- _Set task_
Transcribe the records that follow. Keep every word exactly, and drop the pictures.

- _Provided records_
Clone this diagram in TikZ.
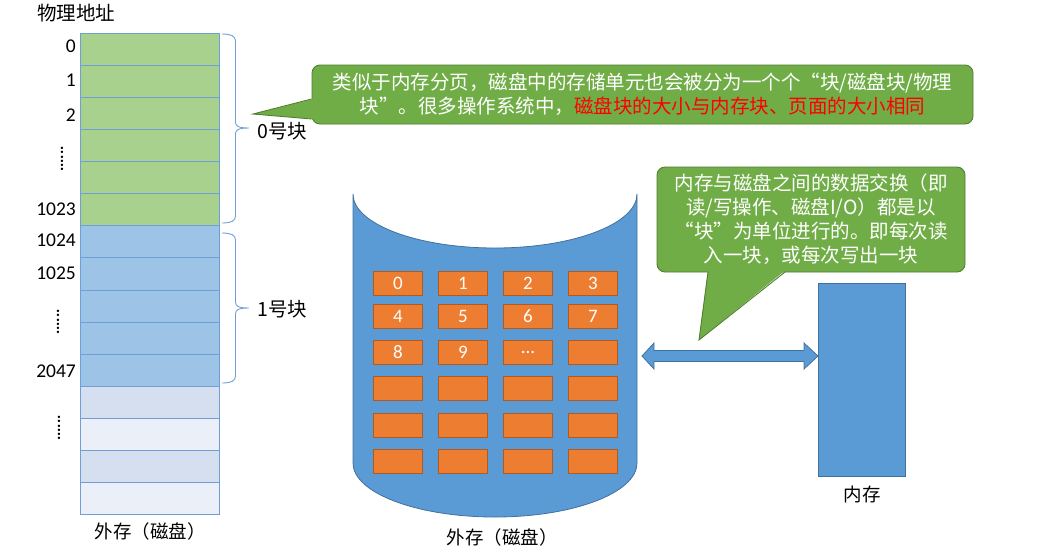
\documentclass[tikz,border=0pt]{standalone}
\usepackage{fontspec}
\setmainfont{Carlito}
\newfontfamily\cjk{Noto Sans CJK SC}
\usetikzlibrary{positioning, calc}
\definecolor{cellgreen}{RGB}{169, 209, 142}
\definecolor{cellblue}{RGB}{157, 195, 230}
\definecolor{cellpale}{RGB}{214, 223, 239}
\definecolor{cellpaler}{RGB}{234, 239, 248}
\definecolor{cellline}{RGB}{110, 160, 215}
\definecolor{diskblue}{RGB}{91, 155, 213}
\definecolor{diskline}{RGB}{65, 113, 156}
\definecolor{blockorange}{RGB}{237, 125, 49}
\definecolor{blockline}{RGB}{174, 90, 33}
\definecolor{notegreen}{RGB}{112, 173, 71}
\definecolor{noteline}{RGB}{80, 126, 50}

% right brace: x, top, tip, bottom
\newcommand\sidebrace[4]{%
  \draw[cellline, line width=0.9pt]
    (#1,#2) .. controls (#1+9,#2) and (#1+13.5,#2+2) .. (#1+13.5,#2+7)
    -- (#1+13.5,#3-6) .. controls (#1+13.5,#3-2) and (#1+16,#3) .. (#1+27,#3)
    .. controls (#1+16,#3) and (#1+13.5,#3+2) .. (#1+13.5,#3+6)
    -- (#1+13.5,#4-7) .. controls (#1+13.5,#4-2) and (#1+9,#4) .. (#1,#4);
}

\begin{document}
\begin{tikzpicture}[x=1pt, y=-1pt,
    cell/.style={draw=cellline, line width=1pt, minimum width=139pt,
                 minimum height=32.07pt, inner sep=0pt, anchor=north west},
    addr/.style={anchor=east, inner sep=0pt, font=\fontsize{19.5}{20}\selectfont},
    vdots/.style={rotate=90, inner sep=0pt, font=\fontsize{16}{16}\selectfont\bfseries},
    cntext/.style={inner sep=0pt, font=\cjk\fontsize{19.5}{24}\selectfont},
    cnsmall/.style={inner sep=0pt, font=\cjk\fontsize{18.5}{22}\selectfont},
    blk/.style={draw=blockline, fill=blockorange, line width=0.9pt, minimum width=49pt,
                minimum height=24pt, inner sep=0pt, anchor=north west, text=white,
                font=\fontsize{19}{20}\selectfont},
    note/.style={rounded corners=8pt, fill=notegreen, draw=noteline, line width=0.9pt,
                 text=white, align=center, inner sep=0pt,
                 font=\cjk\fontsize{19.5}{24}\selectfont}]
    \useasboundingbox (0,0) rectangle (1057,550);

    % Address column
    \node[cntext] (title) at (76,13) {物理地址};
    \foreach \i/\c in {0/cellgreen, 1/cellgreen, 2/cellgreen, 3/cellgreen, 4/cellgreen,
                       5/cellgreen, 6/cellblue, 7/cellblue, 8/cellblue, 9/cellblue,
                       10/cellblue, 11/cellpale, 12/cellpaler, 13/cellpale, 14/cellpaler}
        \node[cell, fill=\c] (cell\i) at (80, {33+32.07*\i}) {};
    \foreach \a/\y in {0/46, 1/80, 2/115, 1023/209, 1024/240, 1025/273, 2047/371}
        \node[addr] (addr\a) at (76,\y) {\a};
    \node[vdots] (dots1) at (62,159) {......};
    \node[vdots] (dots2) at (58,322) {......};
    \node[vdots] (dots3) at (59,428) {......};
    \node[cnsmall] (extlabel) at (150,531) {外存（磁盘）};

    % Braces
    \sidebrace{222}{34}{128}{223}
    \coordinate (tip0) at (249,128);
    \node[cntext, right=8pt of tip0, yshift=-3pt] (blk0label) {0号块};
    \sidebrace{222}{233}{308}{383}
    \coordinate (tip1) at (249,308);
    \node[cntext, right=8pt of tip1, yshift=-1pt] (blk1label) {1号块};

    % Disk
    \draw[diskline, fill=diskblue, line width=0.8pt] (353,194) -- (353,463)
        arc[start angle=180, end angle=0, x radius=142, y radius=54] -- (637,194)
        arc[start angle=0, end angle=180, x radius=142, y radius=54] -- cycle;
    \foreach \r/\ry in {0/271, 1/304, 2/340, 3/376, 4/413, 5/449}
        \foreach \c in {0,...,3} {
            \pgfmathtruncatemacro\n{4*\r+\c}
            \node[blk] (blk\n) at ({373+65*\c},\ry)
                {\ifnum\n=10 ...\else\ifnum\n<10 \n\fi\fi};
        }
    \node[cnsmall] (disklabel) at (502,537) {外存（磁盘）};

    % Memory
    \node[draw=diskline, fill=diskblue, line width=0.8pt, minimum width=87pt,
          minimum height=193pt, anchor=north west] (mem) at (818,283) {};
    \node[cnsmall] (memlabel) at (862,494) {内存};

    % Transfer arrow
    \coordinate (xferL) at (642,356);
    \coordinate (xferR) at (mem.west |- xferL);
    \draw[diskline, fill=diskblue, line width=0.8pt] (xferL) -- ++(12,-13) -- ++(0,7.5)
        -- ($(xferR)+(-14,-5.5)$) -- ++(0,-7.5) -- (xferR) -- ++(-14,13) -- ++(0,-7.5)
        -- ($(xferL)+(12,5.5)$) -- ++(0,7.5) -- cycle;

    % Note on block size
    \node[note, minimum width=661pt, minimum height=59pt] (note1) at (642.5,94.5)
        {类似于内存分页，磁盘中的存储单元也会被分为一个个“块/磁盘块/物理\\
         块”。很多操作系统中，\textcolor{red}{磁盘块的大小与内存块、页面的大小相同}};
    \coordinate (point1) at (253,114);
    \fill[notegreen] ($(note1.west)+(1.5,4.5)$) -- (point1) -- ($(note1.west)+(1.5,24.5)$) -- cycle;
    \draw[noteline, line width=0.9pt] ($(note1.west)+(0,4.5)$) -- (point1)
        -- ($(note1.west)+(0,24.5)$);

    % Note on transfer
    \node[note, minimum width=308pt, minimum height=105pt] (note2) at (811,219.5)
        {内存与磁盘之间的数据交换（即\\读/写操作、磁盘I/O）都是以\\
         “块”为单位进行的。即每次读\\入一块，或每次写出一块};
    \coordinate (point2) at (699,340);
    \fill[notegreen] (708,270.5) -- (point2) -- (785,270.5) -- cycle;
    \draw[noteline, line width=0.9pt] (708,272) -- (point2) -- (785,272);
\end{tikzpicture}
\end{document}
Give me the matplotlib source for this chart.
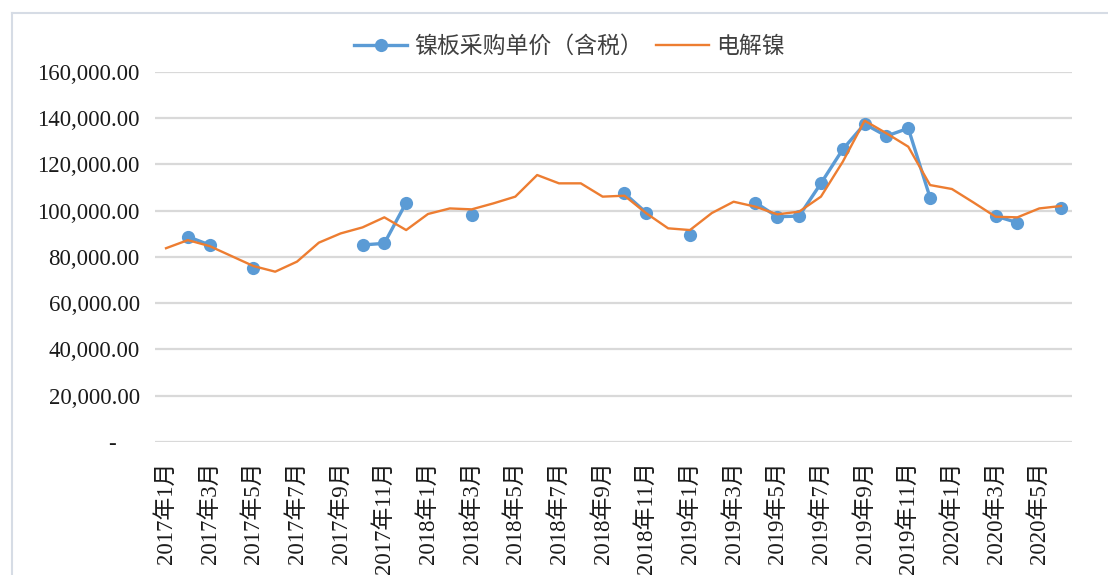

- _Solution to the exercise_
Clone this diagram in TikZ.
\documentclass[tikz,border=0pt]{standalone}
\usepackage{fontspec}
\setmainfont{Carlito}
\newfontfamily\cjk{Noto Sans CJK SC}
\usetikzlibrary{positioning, calc}
\definecolor{cellgreen}{RGB}{169, 209, 142}
\definecolor{cellblue}{RGB}{157, 195, 230}
\definecolor{cellpale}{RGB}{214, 223, 239}
\definecolor{cellpaler}{RGB}{234, 239, 248}
\definecolor{cellline}{RGB}{110, 160, 215}
\definecolor{diskblue}{RGB}{91, 155, 213}
\definecolor{diskline}{RGB}{65, 113, 156}
\definecolor{blockorange}{RGB}{237, 125, 49}
\definecolor{blockline}{RGB}{174, 90, 33}
\definecolor{notegreen}{RGB}{112, 173, 71}
\definecolor{noteline}{RGB}{80, 126, 50}

% right brace: x, top, tip, bottom
\newcommand\sidebrace[4]{%
  \draw[cellline, line width=0.9pt]
    (#1,#2) .. controls (#1+9,#2) and (#1+13.5,#2+2) .. (#1+13.5,#2+7)
    -- (#1+13.5,#3-6) .. controls (#1+13.5,#3-2) and (#1+16,#3) .. (#1+27,#3)
    .. controls (#1+16,#3) and (#1+13.5,#3+2) .. (#1+13.5,#3+6)
    -- (#1+13.5,#4-7) .. controls (#1+13.5,#4-2) and (#1+9,#4) .. (#1,#4);
}

\begin{document}
\begin{tikzpicture}[x=1pt, y=-1pt,
    cell/.style={draw=cellline, line width=1pt, minimum width=139pt,
                 minimum height=32.07pt, inner sep=0pt, anchor=north west},
    addr/.style={anchor=east, inner sep=0pt, font=\fontsize{19.5}{20}\selectfont},
    vdots/.style={rotate=90, inner sep=0pt, font=\fontsize{16}{16}\selectfont\bfseries},
    cntext/.style={inner sep=0pt, font=\cjk\fontsize{19.5}{24}\selectfont},
    cnsmall/.style={inner sep=0pt, font=\cjk\fontsize{18.5}{22}\selectfont},
    blk/.style={draw=blockline, fill=blockorange, line width=0.9pt, minimum width=49pt,
                minimum height=24pt, inner sep=0pt, anchor=north west, text=white,
                font=\fontsize{19}{20}\selectfont},
    note/.style={rounded corners=8pt, fill=notegreen, draw=noteline, line width=0.9pt,
                 text=white, align=center, inner sep=0pt,
                 font=\cjk\fontsize{19.5}{24}\selectfont}]
    \useasboundingbox (0,0) rectangle (1057,550);

    % Address column
    \node[cntext] (title) at (76,13) {物理地址};
    \foreach \i/\c in {0/cellgreen, 1/cellgreen, 2/cellgreen, 3/cellgreen, 4/cellgreen,
                       5/cellgreen, 6/cellblue, 7/cellblue, 8/cellblue, 9/cellblue,
                       10/cellblue, 11/cellpale, 12/cellpaler, 13/cellpale, 14/cellpaler}
        \node[cell, fill=\c] (cell\i) at (80, {33+32.07*\i}) {};
    \foreach \a/\y in {0/46, 1/80, 2/115, 1023/209, 1024/240, 1025/273, 2047/371}
        \node[addr] (addr\a) at (76,\y) {\a};
    \node[vdots] (dots1) at (62,159) {......};
    \node[vdots] (dots2) at (58,322) {......};
    \node[vdots] (dots3) at (59,428) {......};
    \node[cnsmall] (extlabel) at (150,531) {外存（磁盘）};

    % Braces
    \sidebrace{222}{34}{128}{223}
    \coordinate (tip0) at (249,128);
    \node[cntext, right=8pt of tip0, yshift=-3pt] (blk0label) {0号块};
    \sidebrace{222}{233}{308}{383}
    \coordinate (tip1) at (249,308);
    \node[cntext, right=8pt of tip1, yshift=-1pt] (blk1label) {1号块};

    % Disk
    \draw[diskline, fill=diskblue, line width=0.8pt] (353,194) -- (353,463)
        arc[start angle=180, end angle=0, x radius=142, y radius=54] -- (637,194)
        arc[start angle=0, end angle=180, x radius=142, y radius=54] -- cycle;
    \foreach \r/\ry in {0/271, 1/304, 2/340, 3/376, 4/413, 5/449}
        \foreach \c in {0,...,3} {
            \pgfmathtruncatemacro\n{4*\r+\c}
            \node[blk] (blk\n) at ({373+65*\c},\ry)
                {\ifnum\n=10 ...\else\ifnum\n<10 \n\fi\fi};
        }
    \node[cnsmall] (disklabel) at (502,537) {外存（磁盘）};

    % Memory
    \node[draw=diskline, fill=diskblue, line width=0.8pt, minimum width=87pt,
          minimum height=193pt, anchor=north west] (mem) at (818,283) {};
    \node[cnsmall] (memlabel) at (862,494) {内存};

    % Transfer arrow
    \coordinate (xferL) at (642,356);
    \coordinate (xferR) at (mem.west |- xferL);
    \draw[diskline, fill=diskblue, line width=0.8pt] (xferL) -- ++(12,-13) -- ++(0,7.5)
        -- ($(xferR)+(-14,-5.5)$) -- ++(0,-7.5) -- (xferR) -- ++(-14,13) -- ++(0,-7.5)
        -- ($(xferL)+(12,5.5)$) -- ++(0,7.5) -- cycle;

    % Note on block size
    \node[note, minimum width=661pt, minimum height=59pt] (note1) at (642.5,94.5)
        {类似于内存分页，磁盘中的存储单元也会被分为一个个“块/磁盘块/物理\\
         块”。很多操作系统中，\textcolor{red}{磁盘块的大小与内存块、页面的大小相同}};
    \coordinate (point1) at (253,114);
    \fill[notegreen] ($(note1.west)+(1.5,4.5)$) -- (point1) -- ($(note1.west)+(1.5,24.5)$) -- cycle;
    \draw[noteline, line width=0.9pt] ($(note1.west)+(0,4.5)$) -- (point1)
        -- ($(note1.west)+(0,24.5)$);

    % Note on transfer
    \node[note, minimum width=308pt, minimum height=105pt] (note2) at (811,219.5)
        {内存与磁盘之间的数据交换（即\\读/写操作、磁盘I/O）都是以\\
         “块”为单位进行的。即每次读\\入一块，或每次写出一块};
    \coordinate (point2) at (699,340);
    \fill[notegreen] (708,270.5) -- (point2) -- (785,270.5) -- cycle;
    \draw[noteline, line width=0.9pt] (708,272) -- (point2) -- (785,272);
\end{tikzpicture}
\end{document}
Give me the matplotlib source for this chart.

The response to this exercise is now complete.